# [Exercise instructions]
Transcribe each of the records below exactly, excluding all pictures.

# [Data shown]
(begin)

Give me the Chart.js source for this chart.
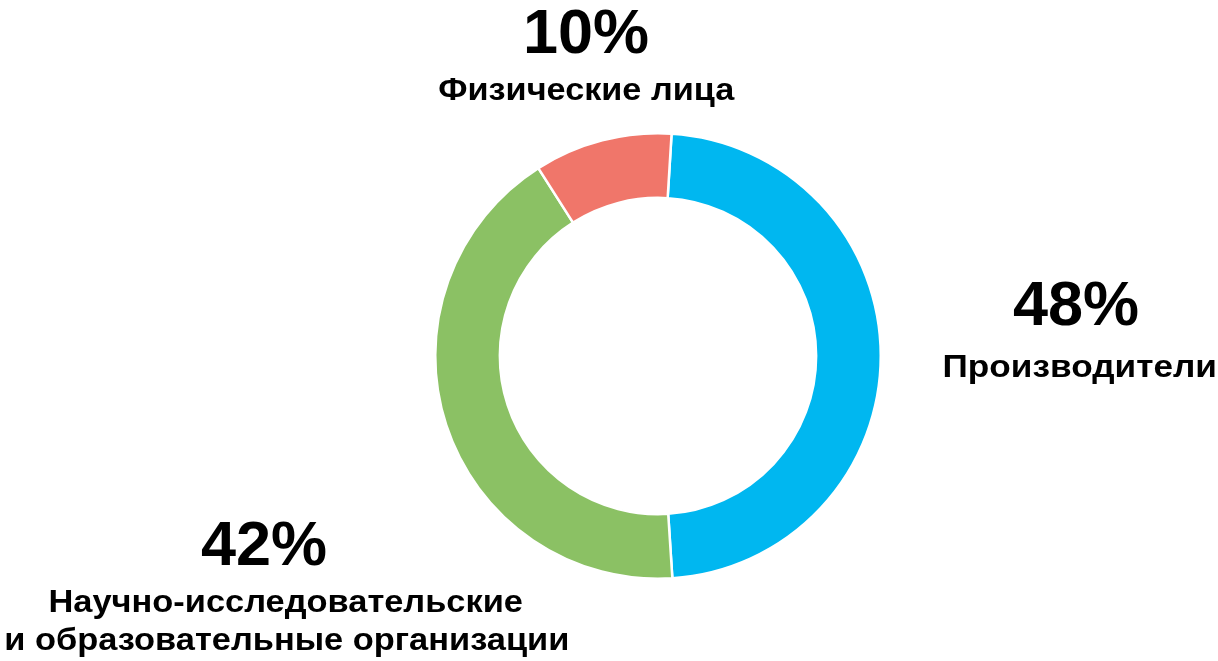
<!DOCTYPE html>
<html>
<head>
<meta charset="utf-8">
<script src="https://cdn.jsdelivr.net/npm/chart.js@4.4.1/dist/chart.umd.min.js"></script>
<style>
  html, body { margin: 0; padding: 0; background: #fff; }
  body { width: 1218px; height: 661px; position: relative; overflow: hidden;
         font-family: "Liberation Sans", Arial, sans-serif; font-weight: bold; color: #000; }
  #wrap { position: absolute; left: 0; top: 0; width: 1218px; height: 661px; }
  .lbl { position: absolute; white-space: nowrap; transform-origin: center top; }
  .pct { font-size: 63px; line-height: 63px; }
  .name { font-size: 32px; line-height: 32px; }
</style>
</head>
<body>
<div id="wrap"><canvas id="chart"></canvas></div>
<script>
// shares in percent, clockwise from the top
const categories = ['Производители', 'Научно-исследовательские\nи образовательные организации', 'Физические лица'];
const shares = [48, 42, 10];
const colors = ['#00B7F0', '#8BC164', '#F0766A'];

// label layout: center x of the percent and of each name line, baselines
const labelPos = [
    { pctX: 1076, pctBase: 325, nameX: [1080], nameBase: [377], stretch: 1.10 },
    { pctX: 264, pctBase: 565, nameX: [285, 287], nameBase: [612, 650], stretch: 1.075 },
    { pctX: 586, pctBase: 53, nameX: [586], nameBase: [100], stretch: 1.07 }
];

const ctx = document.getElementById('chart').getContext('2d');

new Chart(ctx, {
    type: 'doughnut',
    data: {
        labels: categories,
        datasets: [{
            data: shares,
            backgroundColor: colors,
            borderColor: '#ffffff',
            borderWidth: 2.5,
            hoverOffset: 0
        }]
    },
    options: {
        responsive: true,
        maintainAspectRatio: false,
        animation: false,
        rotation: 3.5,
        cutout: '71%',
        layout: { padding: { left: 434, right: 336, top: 132, bottom: 81 } },
        plugins: {
            legend: { display: false },
            tooltip: { enabled: false }
        }
    }
});

// put one line of text so that its center is at x and its baseline at base
function addLine(text, cls, x, base, fontSize, stretch) {
    const d = document.createElement('div');
    d.className = 'lbl ' + cls;
    d.textContent = text;
    document.body.appendChild(d);
    const w = d.offsetWidth;
    d.style.left = (x - w / 2) + 'px';
    d.style.top = (base - 0.8465 * fontSize) + 'px';
    d.style.transform = `scaleX(${stretch})`;
}

categories.forEach((name, i) => {
    const p = labelPos[i];
    addLine(shares[i] + '%', 'pct', p.pctX, p.pctBase, 63, 1);
    name.split('\n').forEach((line, j) => {
        addLine(line, 'name', p.nameX[j], p.nameBase[j], 32, p.stretch);
    });
});
</script>
</body>
</html>
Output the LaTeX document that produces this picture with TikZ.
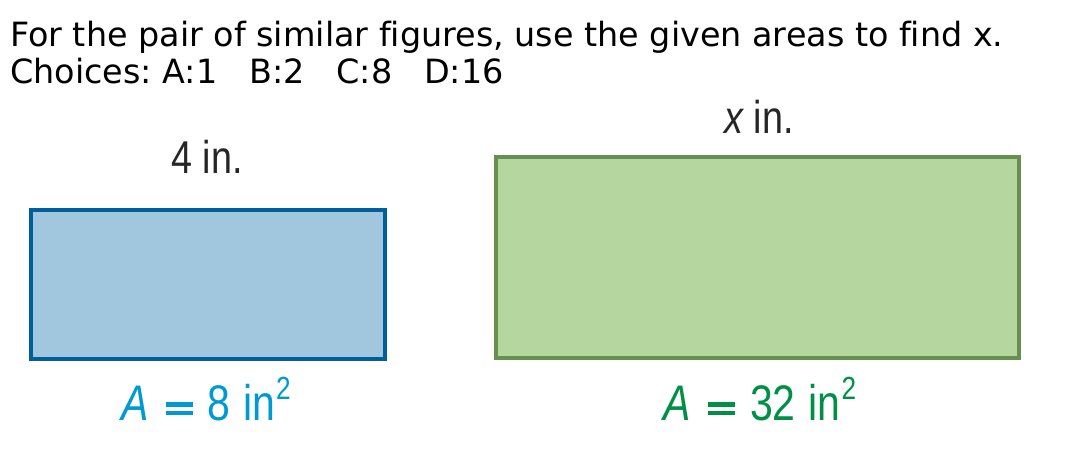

(end)

# [Reply to the exercise]
Give me the Chart.js source for this chart.
<!DOCTYPE html>
<html>
<head>
<meta charset="utf-8">
<script src="https://cdn.jsdelivr.net/npm/chart.js@4.4.1/dist/chart.umd.min.js"></script>
<style>
  html, body { margin: 0; padding: 0; background: #fff; }
  body { width: 1218px; height: 661px; position: relative; overflow: hidden;
         font-family: "Liberation Sans", Arial, sans-serif; font-weight: bold; color: #000; }
  #wrap { position: absolute; left: 0; top: 0; width: 1218px; height: 661px; }
  .lbl { position: absolute; white-space: nowrap; transform-origin: center top; }
  .pct { font-size: 63px; line-height: 63px; }
  .name { font-size: 32px; line-height: 32px; }
</style>
</head>
<body>
<div id="wrap"><canvas id="chart"></canvas></div>
<script>
// shares in percent, clockwise from the top
const categories = ['Производители', 'Научно-исследовательские\nи образовательные организации', 'Физические лица'];
const shares = [48, 42, 10];
const colors = ['#00B7F0', '#8BC164', '#F0766A'];

// label layout: center x of the percent and of each name line, baselines
const labelPos = [
    { pctX: 1076, pctBase: 325, nameX: [1080], nameBase: [377], stretch: 1.10 },
    { pctX: 264, pctBase: 565, nameX: [285, 287], nameBase: [612, 650], stretch: 1.075 },
    { pctX: 586, pctBase: 53, nameX: [586], nameBase: [100], stretch: 1.07 }
];

const ctx = document.getElementById('chart').getContext('2d');

new Chart(ctx, {
    type: 'doughnut',
    data: {
        labels: categories,
        datasets: [{
            data: shares,
            backgroundColor: colors,
            borderColor: '#ffffff',
            borderWidth: 2.5,
            hoverOffset: 0
        }]
    },
    options: {
        responsive: true,
        maintainAspectRatio: false,
        animation: false,
        rotation: 3.5,
        cutout: '71%',
        layout: { padding: { left: 434, right: 336, top: 132, bottom: 81 } },
        plugins: {
            legend: { display: false },
            tooltip: { enabled: false }
        }
    }
});

// put one line of text so that its center is at x and its baseline at base
function addLine(text, cls, x, base, fontSize, stretch) {
    const d = document.createElement('div');
    d.className = 'lbl ' + cls;
    d.textContent = text;
    document.body.appendChild(d);
    const w = d.offsetWidth;
    d.style.left = (x - w / 2) + 'px';
    d.style.top = (base - 0.8465 * fontSize) + 'px';
    d.style.transform = `scaleX(${stretch})`;
}

categories.forEach((name, i) => {
    const p = labelPos[i];
    addLine(shares[i] + '%', 'pct', p.pctX, p.pctBase, 63, 1);
    name.split('\n').forEach((line, j) => {
        addLine(line, 'name', p.nameX[j], p.nameBase[j], 32, p.stretch);
    });
});
</script>
</body>
</html>
Output the LaTeX document that produces this picture with TikZ.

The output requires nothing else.